(SUPPLIED INFORMATION):
------------

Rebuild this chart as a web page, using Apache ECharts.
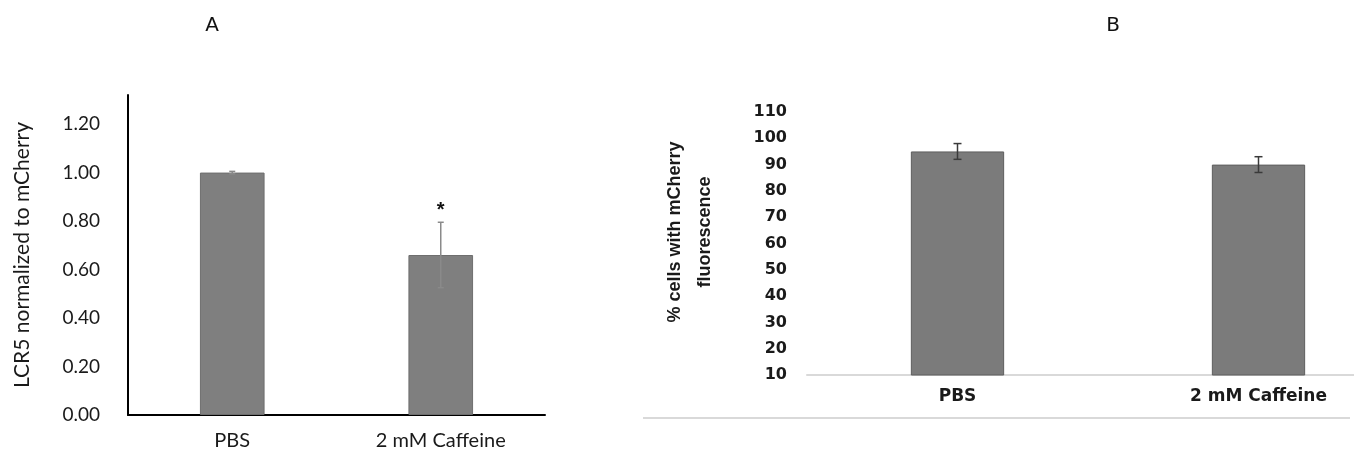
<!DOCTYPE html>
<html>
<head>
<meta charset="utf-8">
<script src="https://cdn.jsdelivr.net/npm/echarts@6/dist/echarts.min.js"></script>
<style>
  html, body { margin: 0; padding: 0; background: #fff; }
  #chart { width: 1354px; height: 459px; }
</style>
</head>
<body>
<div id="chart"></div>
<script>
// Panel A: LCR5 relative expression
const groups = ['PBS', '2 mM Caffeine'];
const lcr5Mean = [1.00, 0.66];
const lcr5Err = [0.005, 0.135];
const lcr5Sig = ['', '*'];
const lcr5Ticks = [0, 0.2, 0.4, 0.6, 0.8, 1.0, 1.2];

// Panel B: percentage of cells showing mCherry
const mcherryMean = [95, 90];
const mcherryErr = [3, 3];
const mcherryTicks = [10, 20, 30, 40, 50, 60, 70, 80, 90, 100, 110];

const chart = echarts.init(document.getElementById('chart'), null, { renderer: 'canvas' });

function errorBars(xAxisIndex, yAxisIndex, mean, err, opts) {
  return {
    type: 'custom',
    xAxisIndex, yAxisIndex,
    z: 5,
    data: mean.map((m, i) => [i, m - err[i], m + err[i], opts.sig ? opts.sig[i] : '']),
    renderItem(params, api) {
      const x = api.value(0);
      const lo = api.coord([x, api.value(1)]);
      const hi = api.coord([x, api.value(2)]);
      const half = opts.cap / 2;
      const style = { stroke: opts.color, lineWidth: opts.width };
      const children = [
        { type: 'line', shape: { x1: lo[0], y1: lo[1], x2: hi[0], y2: hi[1] }, style },
        { type: 'line', shape: { x1: hi[0] - half, y1: hi[1], x2: hi[0] + half, y2: hi[1] }, style },
        { type: 'line', shape: { x1: lo[0] - half, y1: lo[1], x2: lo[0] + half, y2: lo[1] }, style }
      ];
      const mark = api.value(3);
      if (mark) {
        children.push({
          type: 'text',
          style: {
            text: mark, x: hi[0], y: hi[1] - 12,
            align: 'center', verticalAlign: 'middle',
            fill: '#111', font: 'bold 20px "Liberation Sans"'
          }
        });
      }
      return { type: 'group', children };
    }
  };
}

const option = {
  backgroundColor: '#fff',
  animation: false,
  title: [
    { text: 'A', left: 207, top: 11, textAlign: 'center',
      textStyle: { fontFamily: 'DejaVu Sans', fontWeight: 'normal', fontSize: 20, color: '#111' } },
    { text: 'B', left: 1108, top: 11, textAlign: 'center',
      textStyle: { fontFamily: 'DejaVu Sans', fontWeight: 'normal', fontSize: 20, color: '#111' } }
  ],
  grid: [
    { left: 128, top: 95, width: 417, height: 320, outerBoundsMode: 'none' },
    { left: 807, top: 112, width: 602, height: 263, outerBoundsMode: 'none' }
  ],
  xAxis: [
    {
      gridIndex: 0, type: 'category', data: groups,
      axisLine: { lineStyle: { color: '#000', width: 2 } },
      axisTick: { show: false },
      axisLabel: { margin: 16, color: '#1a1a1a', fontFamily: 'Lato', fontSize: 20 }
    },
    {
      gridIndex: 1, type: 'category', data: groups,
      axisLine: { lineStyle: { color: '#d9d9d9', width: 2 } },
      axisTick: { show: false },
      axisLabel: { margin: 13, color: '#1a1a1a', fontFamily: 'DejaVu Sans', fontWeight: 'bold', fontSize: 17 }
    }
  ],
  yAxis: [
    {
      gridIndex: 0, type: 'value', min: 0, max: 1.32, interval: 0.2,
      name: 'LCR5 normalized to mCherry', nameLocation: 'middle', nameGap: 95,
      nameTextStyle: { fontFamily: 'Lato', fontSize: 21, color: '#1a1a1a' },
      axisLine: { show: true, lineStyle: { color: '#000', width: 2 } },
      axisTick: { show: false },
      splitLine: { show: false },
      axisLabel: {
        margin: 28, color: '#1a1a1a', fontFamily: 'Lato', fontSize: 19,
        formatter: v => (lcr5Ticks.some(t => Math.abs(t - v) < 1e-6) ? v.toFixed(2) : '')
      }
    },
    {
      gridIndex: 1, type: 'value', min: 10, max: 110, interval: 10,
      axisLine: { show: false },
      axisTick: { show: false },
      splitLine: { show: false },
      axisLabel: {
        margin: 20, color: '#1a1a1a', fontFamily: 'DejaVu Sans', fontWeight: 'bold', fontSize: 16,
        formatter: v => (mcherryTicks.includes(v) ? String(v) : '')
      }
    }
  ],
  series: [
    {
      type: 'bar', xAxisIndex: 0, yAxisIndex: 0, data: lcr5Mean, barWidth: '31%',
      itemStyle: { color: '#7f7f7f', borderColor: '#6e6e6e', borderWidth: 1 }
    },
    errorBars(0, 0, lcr5Mean, lcr5Err, { color: '#8a8a8a', width: 1.5, cap: 6, sig: lcr5Sig }),
    {
      type: 'bar', xAxisIndex: 1, yAxisIndex: 1, data: mcherryMean, barWidth: '31%',
      itemStyle: { color: '#7b7b7b', borderColor: '#5e5e5e', borderWidth: 1 }
    },
    errorBars(1, 1, mcherryMean, mcherryErr, { color: '#3a3a3a', width: 1.5, cap: 8 })
  ],
  graphic: [
    // y-axis title of panel B, two lines, rotated
    { type: 'text', x: 690, y: 232, rotation: Math.PI / 2,
      style: { text: '% cells with mCherry\nfluorescence', align: 'center', verticalAlign: 'middle',
        font: 'bold 18px "Liberation Sans"', lineHeight: 30, fill: '#1a1a1a' } },
    // lower frame line of panel B
    { type: 'line', shape: { x1: 643, y1: 418, x2: 1350, y2: 418 },
      style: { stroke: '#d9d9d9', lineWidth: 2 } }
  ]
};

chart.setOption(option);
</script>
</body>
</html>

------------

(WHAT THE EXERCISE ASKS): Reproduce the material word for word. Any pictures should be left out of the copy.

(RESULT OF THE TASK):
Rebuild this chart as a web page, using Apache ECharts.
<!DOCTYPE html>
<html>
<head>
<meta charset="utf-8">
<script src="https://cdn.jsdelivr.net/npm/echarts@6/dist/echarts.min.js"></script>
<style>
  html, body { margin: 0; padding: 0; background: #fff; }
  #chart { width: 1354px; height: 459px; }
</style>
</head>
<body>
<div id="chart"></div>
<script>
// Panel A: LCR5 relative expression
const groups = ['PBS', '2 mM Caffeine'];
const lcr5Mean = [1.00, 0.66];
const lcr5Err = [0.005, 0.135];
const lcr5Sig = ['', '*'];
const lcr5Ticks = [0, 0.2, 0.4, 0.6, 0.8, 1.0, 1.2];

// Panel B: percentage of cells showing mCherry
const mcherryMean = [95, 90];
const mcherryErr = [3, 3];
const mcherryTicks = [10, 20, 30, 40, 50, 60, 70, 80, 90, 100, 110];

const chart = echarts.init(document.getElementById('chart'), null, { renderer: 'canvas' });

function errorBars(xAxisIndex, yAxisIndex, mean, err, opts) {
  return {
    type: 'custom',
    xAxisIndex, yAxisIndex,
    z: 5,
    data: mean.map((m, i) => [i, m - err[i], m + err[i], opts.sig ? opts.sig[i] : '']),
    renderItem(params, api) {
      const x = api.value(0);
      const lo = api.coord([x, api.value(1)]);
      const hi = api.coord([x, api.value(2)]);
      const half = opts.cap / 2;
      const style = { stroke: opts.color, lineWidth: opts.width };
      const children = [
        { type: 'line', shape: { x1: lo[0], y1: lo[1], x2: hi[0], y2: hi[1] }, style },
        { type: 'line', shape: { x1: hi[0] - half, y1: hi[1], x2: hi[0] + half, y2: hi[1] }, style },
        { type: 'line', shape: { x1: lo[0] - half, y1: lo[1], x2: lo[0] + half, y2: lo[1] }, style }
      ];
      const mark = api.value(3);
      if (mark) {
        children.push({
          type: 'text',
          style: {
            text: mark, x: hi[0], y: hi[1] - 12,
            align: 'center', verticalAlign: 'middle',
            fill: '#111', font: 'bold 20px "Liberation Sans"'
          }
        });
      }
      return { type: 'group', children };
    }
  };
}

const option = {
  backgroundColor: '#fff',
  animation: false,
  title: [
    { text: 'A', left: 207, top: 11, textAlign: 'center',
      textStyle: { fontFamily: 'DejaVu Sans', fontWeight: 'normal', fontSize: 20, color: '#111' } },
    { text: 'B', left: 1108, top: 11, textAlign: 'center',
      textStyle: { fontFamily: 'DejaVu Sans', fontWeight: 'normal', fontSize: 20, color: '#111' } }
  ],
  grid: [
    { left: 128, top: 95, width: 417, height: 320, outerBoundsMode: 'none' },
    { left: 807, top: 112, width: 602, height: 263, outerBoundsMode: 'none' }
  ],
  xAxis: [
    {
      gridIndex: 0, type: 'category', data: groups,
      axisLine: { lineStyle: { color: '#000', width: 2 } },
      axisTick: { show: false },
      axisLabel: { margin: 16, color: '#1a1a1a', fontFamily: 'Lato', fontSize: 20 }
    },
    {
      gridIndex: 1, type: 'category', data: groups,
      axisLine: { lineStyle: { color: '#d9d9d9', width: 2 } },
      axisTick: { show: false },
      axisLabel: { margin: 13, color: '#1a1a1a', fontFamily: 'DejaVu Sans', fontWeight: 'bold', fontSize: 17 }
    }
  ],
  yAxis: [
    {
      gridIndex: 0, type: 'value', min: 0, max: 1.32, interval: 0.2,
      name: 'LCR5 normalized to mCherry', nameLocation: 'middle', nameGap: 95,
      nameTextStyle: { fontFamily: 'Lato', fontSize: 21, color: '#1a1a1a' },
      axisLine: { show: true, lineStyle: { color: '#000', width: 2 } },
      axisTick: { show: false },
      splitLine: { show: false },
      axisLabel: {
        margin: 28, color: '#1a1a1a', fontFamily: 'Lato', fontSize: 19,
        formatter: v => (lcr5Ticks.some(t => Math.abs(t - v) < 1e-6) ? v.toFixed(2) : '')
      }
    },
    {
      gridIndex: 1, type: 'value', min: 10, max: 110, interval: 10,
      axisLine: { show: false },
      axisTick: { show: false },
      splitLine: { show: false },
      axisLabel: {
        margin: 20, color: '#1a1a1a', fontFamily: 'DejaVu Sans', fontWeight: 'bold', fontSize: 16,
        formatter: v => (mcherryTicks.includes(v) ? String(v) : '')
      }
    }
  ],
  series: [
    {
      type: 'bar', xAxisIndex: 0, yAxisIndex: 0, data: lcr5Mean, barWidth: '31%',
      itemStyle: { color: '#7f7f7f', borderColor: '#6e6e6e', borderWidth: 1 }
    },
    errorBars(0, 0, lcr5Mean, lcr5Err, { color: '#8a8a8a', width: 1.5, cap: 6, sig: lcr5Sig }),
    {
      type: 'bar', xAxisIndex: 1, yAxisIndex: 1, data: mcherryMean, barWidth: '31%',
      itemStyle: { color: '#7b7b7b', borderColor: '#5e5e5e', borderWidth: 1 }
    },
    errorBars(1, 1, mcherryMean, mcherryErr, { color: '#3a3a3a', width: 1.5, cap: 8 })
  ],
  graphic: [
    // y-axis title of panel B, two lines, rotated
    { type: 'text', x: 690, y: 232, rotation: Math.PI / 2,
      style: { text: '% cells with mCherry\nfluorescence', align: 'center', verticalAlign: 'middle',
        font: 'bold 18px "Liberation Sans"', lineHeight: 30, fill: '#1a1a1a' } },
    // lower frame line of panel B
    { type: 'line', shape: { x1: 643, y1: 418, x2: 1350, y2: 418 },
      style: { stroke: '#d9d9d9', lineWidth: 2 } }
  ]
};

chart.setOption(option);
</script>
</body>
</html>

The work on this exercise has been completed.